Your instructions = Exactly repeat all the records below, omitting the images they hold.

Data excerpts =

***

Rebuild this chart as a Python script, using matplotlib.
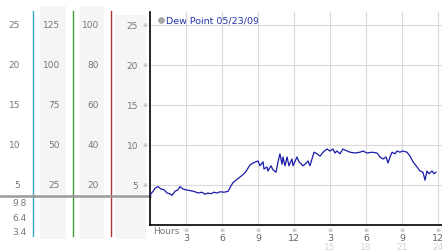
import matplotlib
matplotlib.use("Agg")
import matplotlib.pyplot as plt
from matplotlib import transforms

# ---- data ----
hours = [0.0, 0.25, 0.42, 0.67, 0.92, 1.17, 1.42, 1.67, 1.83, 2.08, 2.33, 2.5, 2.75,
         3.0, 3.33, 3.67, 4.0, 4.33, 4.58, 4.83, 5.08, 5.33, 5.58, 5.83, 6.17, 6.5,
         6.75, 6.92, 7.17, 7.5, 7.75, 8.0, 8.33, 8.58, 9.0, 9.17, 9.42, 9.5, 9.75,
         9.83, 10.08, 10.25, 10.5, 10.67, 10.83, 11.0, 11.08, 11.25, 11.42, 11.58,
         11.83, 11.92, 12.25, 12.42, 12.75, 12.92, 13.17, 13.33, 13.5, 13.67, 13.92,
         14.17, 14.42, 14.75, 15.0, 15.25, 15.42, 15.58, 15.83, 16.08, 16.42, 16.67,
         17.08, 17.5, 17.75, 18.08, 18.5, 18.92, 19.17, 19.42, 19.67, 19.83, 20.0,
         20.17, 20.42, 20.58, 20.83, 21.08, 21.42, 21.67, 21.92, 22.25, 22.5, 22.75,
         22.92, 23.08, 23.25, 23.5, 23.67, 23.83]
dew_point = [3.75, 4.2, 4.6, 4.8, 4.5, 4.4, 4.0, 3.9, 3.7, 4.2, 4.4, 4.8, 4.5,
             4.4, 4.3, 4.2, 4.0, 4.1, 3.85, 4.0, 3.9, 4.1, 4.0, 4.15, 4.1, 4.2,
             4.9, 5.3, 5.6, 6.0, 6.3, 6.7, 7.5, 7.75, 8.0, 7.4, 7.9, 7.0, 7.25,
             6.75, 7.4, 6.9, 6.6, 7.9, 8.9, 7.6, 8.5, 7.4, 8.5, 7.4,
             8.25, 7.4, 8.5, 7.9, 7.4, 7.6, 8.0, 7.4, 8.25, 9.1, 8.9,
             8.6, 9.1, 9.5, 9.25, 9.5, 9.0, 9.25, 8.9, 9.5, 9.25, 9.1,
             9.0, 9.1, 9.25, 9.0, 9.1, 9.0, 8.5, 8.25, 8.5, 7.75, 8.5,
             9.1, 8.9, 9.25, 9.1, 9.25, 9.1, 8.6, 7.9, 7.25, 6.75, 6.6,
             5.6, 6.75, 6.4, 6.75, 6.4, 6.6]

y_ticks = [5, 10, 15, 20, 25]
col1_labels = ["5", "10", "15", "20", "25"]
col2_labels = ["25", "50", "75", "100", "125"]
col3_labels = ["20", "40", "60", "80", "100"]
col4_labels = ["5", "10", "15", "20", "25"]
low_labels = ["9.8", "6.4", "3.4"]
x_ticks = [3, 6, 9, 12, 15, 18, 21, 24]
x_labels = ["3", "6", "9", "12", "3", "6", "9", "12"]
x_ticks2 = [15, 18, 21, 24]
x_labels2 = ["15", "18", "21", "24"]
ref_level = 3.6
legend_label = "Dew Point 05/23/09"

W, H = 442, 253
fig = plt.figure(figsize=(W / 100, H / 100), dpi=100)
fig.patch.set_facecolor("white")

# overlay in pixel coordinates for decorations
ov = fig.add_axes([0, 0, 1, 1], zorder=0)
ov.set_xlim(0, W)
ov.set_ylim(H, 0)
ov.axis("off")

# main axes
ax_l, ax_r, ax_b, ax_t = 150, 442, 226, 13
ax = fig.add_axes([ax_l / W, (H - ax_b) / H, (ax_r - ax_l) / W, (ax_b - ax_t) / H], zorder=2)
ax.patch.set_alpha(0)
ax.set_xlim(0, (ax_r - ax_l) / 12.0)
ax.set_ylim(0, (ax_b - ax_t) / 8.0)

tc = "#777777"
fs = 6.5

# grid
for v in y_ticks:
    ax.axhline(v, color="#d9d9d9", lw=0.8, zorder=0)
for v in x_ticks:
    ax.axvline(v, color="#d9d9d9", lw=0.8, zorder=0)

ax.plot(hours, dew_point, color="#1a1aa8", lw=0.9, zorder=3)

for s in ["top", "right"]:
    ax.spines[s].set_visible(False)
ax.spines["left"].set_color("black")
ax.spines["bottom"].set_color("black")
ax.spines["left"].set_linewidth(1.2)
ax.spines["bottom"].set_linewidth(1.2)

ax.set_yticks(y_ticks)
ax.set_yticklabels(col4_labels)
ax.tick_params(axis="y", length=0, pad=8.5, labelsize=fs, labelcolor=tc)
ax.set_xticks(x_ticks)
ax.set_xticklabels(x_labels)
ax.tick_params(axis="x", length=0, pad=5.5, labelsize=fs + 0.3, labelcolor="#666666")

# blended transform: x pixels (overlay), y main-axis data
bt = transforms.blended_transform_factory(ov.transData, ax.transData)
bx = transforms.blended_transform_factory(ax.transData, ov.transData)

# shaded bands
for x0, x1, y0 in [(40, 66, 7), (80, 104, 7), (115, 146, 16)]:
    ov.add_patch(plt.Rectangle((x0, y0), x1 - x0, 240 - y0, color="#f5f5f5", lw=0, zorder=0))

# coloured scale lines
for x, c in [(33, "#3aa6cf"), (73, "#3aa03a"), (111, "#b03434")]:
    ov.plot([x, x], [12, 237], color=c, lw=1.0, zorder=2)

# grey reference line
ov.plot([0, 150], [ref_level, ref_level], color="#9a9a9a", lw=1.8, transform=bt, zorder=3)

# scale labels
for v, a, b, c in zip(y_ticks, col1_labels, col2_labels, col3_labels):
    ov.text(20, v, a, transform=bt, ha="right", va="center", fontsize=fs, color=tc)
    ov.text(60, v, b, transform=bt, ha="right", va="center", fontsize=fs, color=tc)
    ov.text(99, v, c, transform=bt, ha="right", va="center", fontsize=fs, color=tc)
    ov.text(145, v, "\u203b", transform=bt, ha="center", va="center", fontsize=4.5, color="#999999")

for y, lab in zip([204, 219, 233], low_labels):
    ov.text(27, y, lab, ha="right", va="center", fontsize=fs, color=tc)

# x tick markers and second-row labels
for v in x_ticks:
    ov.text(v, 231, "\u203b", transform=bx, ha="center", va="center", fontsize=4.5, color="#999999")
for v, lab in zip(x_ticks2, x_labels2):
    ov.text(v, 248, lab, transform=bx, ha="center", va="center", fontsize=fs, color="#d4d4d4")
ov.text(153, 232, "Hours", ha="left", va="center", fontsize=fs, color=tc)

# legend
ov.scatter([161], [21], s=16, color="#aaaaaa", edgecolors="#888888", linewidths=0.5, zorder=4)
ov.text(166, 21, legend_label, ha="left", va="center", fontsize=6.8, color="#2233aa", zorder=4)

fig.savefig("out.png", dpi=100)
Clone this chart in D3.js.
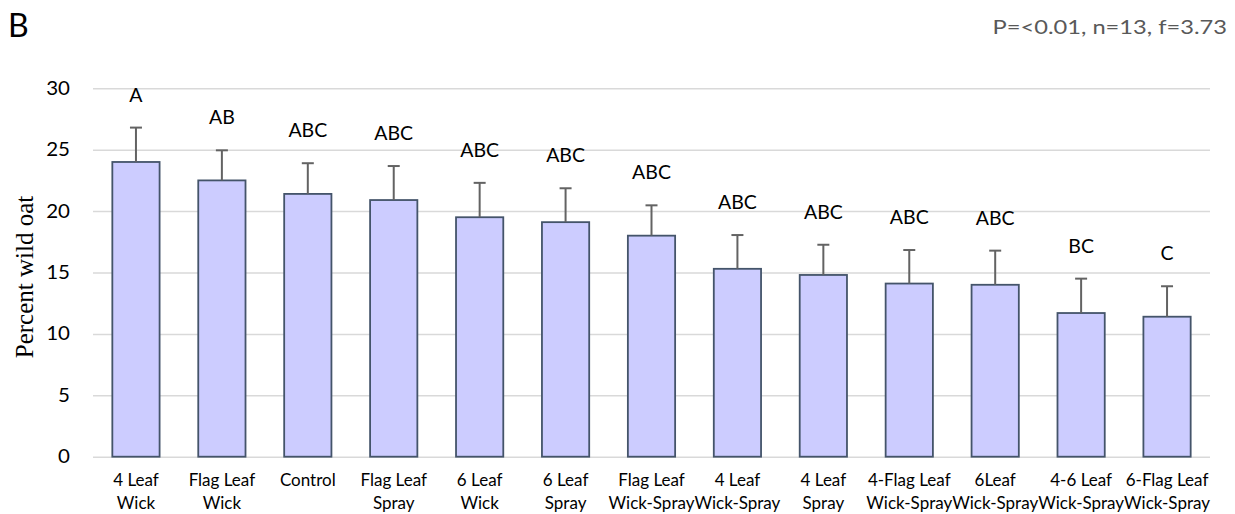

***

Correct response =
Rebuild this chart as a Python script, using matplotlib.
import matplotlib
matplotlib.use("Agg")
import matplotlib.pyplot as plt
from matplotlib import transforms

# ---- data ----
hours = [0.0, 0.25, 0.42, 0.67, 0.92, 1.17, 1.42, 1.67, 1.83, 2.08, 2.33, 2.5, 2.75,
         3.0, 3.33, 3.67, 4.0, 4.33, 4.58, 4.83, 5.08, 5.33, 5.58, 5.83, 6.17, 6.5,
         6.75, 6.92, 7.17, 7.5, 7.75, 8.0, 8.33, 8.58, 9.0, 9.17, 9.42, 9.5, 9.75,
         9.83, 10.08, 10.25, 10.5, 10.67, 10.83, 11.0, 11.08, 11.25, 11.42, 11.58,
         11.83, 11.92, 12.25, 12.42, 12.75, 12.92, 13.17, 13.33, 13.5, 13.67, 13.92,
         14.17, 14.42, 14.75, 15.0, 15.25, 15.42, 15.58, 15.83, 16.08, 16.42, 16.67,
         17.08, 17.5, 17.75, 18.08, 18.5, 18.92, 19.17, 19.42, 19.67, 19.83, 20.0,
         20.17, 20.42, 20.58, 20.83, 21.08, 21.42, 21.67, 21.92, 22.25, 22.5, 22.75,
         22.92, 23.08, 23.25, 23.5, 23.67, 23.83]
dew_point = [3.75, 4.2, 4.6, 4.8, 4.5, 4.4, 4.0, 3.9, 3.7, 4.2, 4.4, 4.8, 4.5,
             4.4, 4.3, 4.2, 4.0, 4.1, 3.85, 4.0, 3.9, 4.1, 4.0, 4.15, 4.1, 4.2,
             4.9, 5.3, 5.6, 6.0, 6.3, 6.7, 7.5, 7.75, 8.0, 7.4, 7.9, 7.0, 7.25,
             6.75, 7.4, 6.9, 6.6, 7.9, 8.9, 7.6, 8.5, 7.4, 8.5, 7.4,
             8.25, 7.4, 8.5, 7.9, 7.4, 7.6, 8.0, 7.4, 8.25, 9.1, 8.9,
             8.6, 9.1, 9.5, 9.25, 9.5, 9.0, 9.25, 8.9, 9.5, 9.25, 9.1,
             9.0, 9.1, 9.25, 9.0, 9.1, 9.0, 8.5, 8.25, 8.5, 7.75, 8.5,
             9.1, 8.9, 9.25, 9.1, 9.25, 9.1, 8.6, 7.9, 7.25, 6.75, 6.6,
             5.6, 6.75, 6.4, 6.75, 6.4, 6.6]

y_ticks = [5, 10, 15, 20, 25]
col1_labels = ["5", "10", "15", "20", "25"]
col2_labels = ["25", "50", "75", "100", "125"]
col3_labels = ["20", "40", "60", "80", "100"]
col4_labels = ["5", "10", "15", "20", "25"]
low_labels = ["9.8", "6.4", "3.4"]
x_ticks = [3, 6, 9, 12, 15, 18, 21, 24]
x_labels = ["3", "6", "9", "12", "3", "6", "9", "12"]
x_ticks2 = [15, 18, 21, 24]
x_labels2 = ["15", "18", "21", "24"]
ref_level = 3.6
legend_label = "Dew Point 05/23/09"

W, H = 442, 253
fig = plt.figure(figsize=(W / 100, H / 100), dpi=100)
fig.patch.set_facecolor("white")

# overlay in pixel coordinates for decorations
ov = fig.add_axes([0, 0, 1, 1], zorder=0)
ov.set_xlim(0, W)
ov.set_ylim(H, 0)
ov.axis("off")

# main axes
ax_l, ax_r, ax_b, ax_t = 150, 442, 226, 13
ax = fig.add_axes([ax_l / W, (H - ax_b) / H, (ax_r - ax_l) / W, (ax_b - ax_t) / H], zorder=2)
ax.patch.set_alpha(0)
ax.set_xlim(0, (ax_r - ax_l) / 12.0)
ax.set_ylim(0, (ax_b - ax_t) / 8.0)

tc = "#777777"
fs = 6.5

# grid
for v in y_ticks:
    ax.axhline(v, color="#d9d9d9", lw=0.8, zorder=0)
for v in x_ticks:
    ax.axvline(v, color="#d9d9d9", lw=0.8, zorder=0)

ax.plot(hours, dew_point, color="#1a1aa8", lw=0.9, zorder=3)

for s in ["top", "right"]:
    ax.spines[s].set_visible(False)
ax.spines["left"].set_color("black")
ax.spines["bottom"].set_color("black")
ax.spines["left"].set_linewidth(1.2)
ax.spines["bottom"].set_linewidth(1.2)

ax.set_yticks(y_ticks)
ax.set_yticklabels(col4_labels)
ax.tick_params(axis="y", length=0, pad=8.5, labelsize=fs, labelcolor=tc)
ax.set_xticks(x_ticks)
ax.set_xticklabels(x_labels)
ax.tick_params(axis="x", length=0, pad=5.5, labelsize=fs + 0.3, labelcolor="#666666")

# blended transform: x pixels (overlay), y main-axis data
bt = transforms.blended_transform_factory(ov.transData, ax.transData)
bx = transforms.blended_transform_factory(ax.transData, ov.transData)

# shaded bands
for x0, x1, y0 in [(40, 66, 7), (80, 104, 7), (115, 146, 16)]:
    ov.add_patch(plt.Rectangle((x0, y0), x1 - x0, 240 - y0, color="#f5f5f5", lw=0, zorder=0))

# coloured scale lines
for x, c in [(33, "#3aa6cf"), (73, "#3aa03a"), (111, "#b03434")]:
    ov.plot([x, x], [12, 237], color=c, lw=1.0, zorder=2)

# grey reference line
ov.plot([0, 150], [ref_level, ref_level], color="#9a9a9a", lw=1.8, transform=bt, zorder=3)

# scale labels
for v, a, b, c in zip(y_ticks, col1_labels, col2_labels, col3_labels):
    ov.text(20, v, a, transform=bt, ha="right", va="center", fontsize=fs, color=tc)
    ov.text(60, v, b, transform=bt, ha="right", va="center", fontsize=fs, color=tc)
    ov.text(99, v, c, transform=bt, ha="right", va="center", fontsize=fs, color=tc)
    ov.text(145, v, "\u203b", transform=bt, ha="center", va="center", fontsize=4.5, color="#999999")

for y, lab in zip([204, 219, 233], low_labels):
    ov.text(27, y, lab, ha="right", va="center", fontsize=fs, color=tc)

# x tick markers and second-row labels
for v in x_ticks:
    ov.text(v, 231, "\u203b", transform=bx, ha="center", va="center", fontsize=4.5, color="#999999")
for v, lab in zip(x_ticks2, x_labels2):
    ov.text(v, 248, lab, transform=bx, ha="center", va="center", fontsize=fs, color="#d4d4d4")
ov.text(153, 232, "Hours", ha="left", va="center", fontsize=fs, color=tc)

# legend
ov.scatter([161], [21], s=16, color="#aaaaaa", edgecolors="#888888", linewidths=0.5, zorder=4)
ov.text(166, 21, legend_label, ha="left", va="center", fontsize=6.8, color="#2233aa", zorder=4)

fig.savefig("out.png", dpi=100)
Clone this chart in D3.js.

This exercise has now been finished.